Petroleo Brasileiro SA last week posted a record first-quarter operating profit but Chief Executive Pedro Parente said the company's turnaround was still far from complete and one area where the company needs to improve is management indecision, which worsened with the revelations of the corruption scandal known as Operation Car Wash.
"What we are seeing is that mid-level managers are very afraid of taking decisions," Parente said at a conference in London on Tuesday.
"When we look in Brazil at managers of state-controlled companies this is always a problem, but for Petrobras after 'Car Wash' it became even worse," he said.
The massive corruption scheme, in which money was skimmed from overpriced Petrobras contracts and used to pay political bribes, has seen dozens of executives from Petrobras and its suppliers go to jail.

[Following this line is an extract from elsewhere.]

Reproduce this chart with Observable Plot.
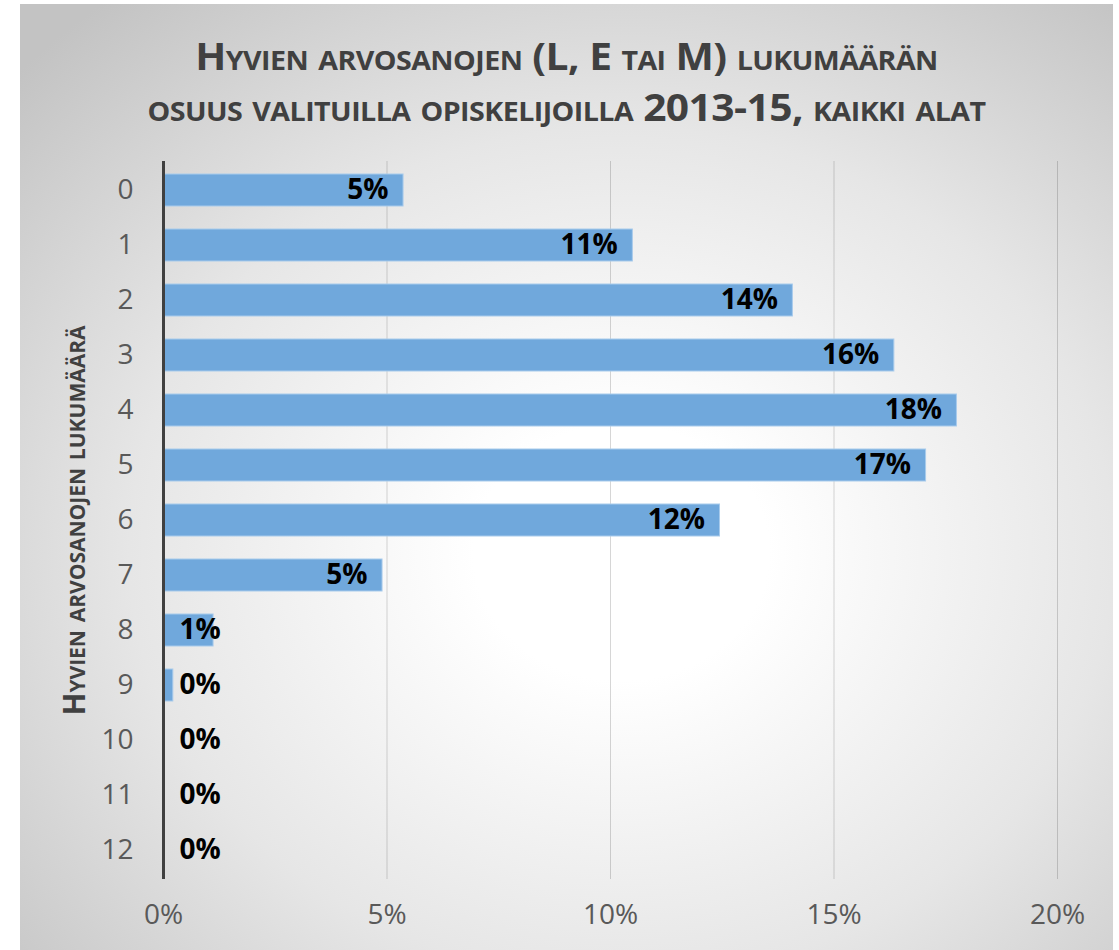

To help improve management confidence Petrobras has hired Amsterdam-headquartered consultancy Walking the Talk to try and resolve the issue.
"We are working with people to help us make our managers understand that we are there to make business, we are there to take risks," Parente said.
"It's difficult, it's a cultural problem," he added, explaining that the company was working on 29 initiatives to improve management structures and behaviour.
Parente, who has been at the helm of Petrobras for nearly a year, has faced fierce resistance from unions to attempts to streamline the company and sell off assets in order to pay down debt.
Reforms within the company and to Brazilian regulation concerning Petrobras have
been achieved largely by empowering the new board and committees charged with turning the company around.
With the company on a surer footing it is now time to make broader changes to the way employees at the company work, Parente said.
"We have to make it simpler," he said.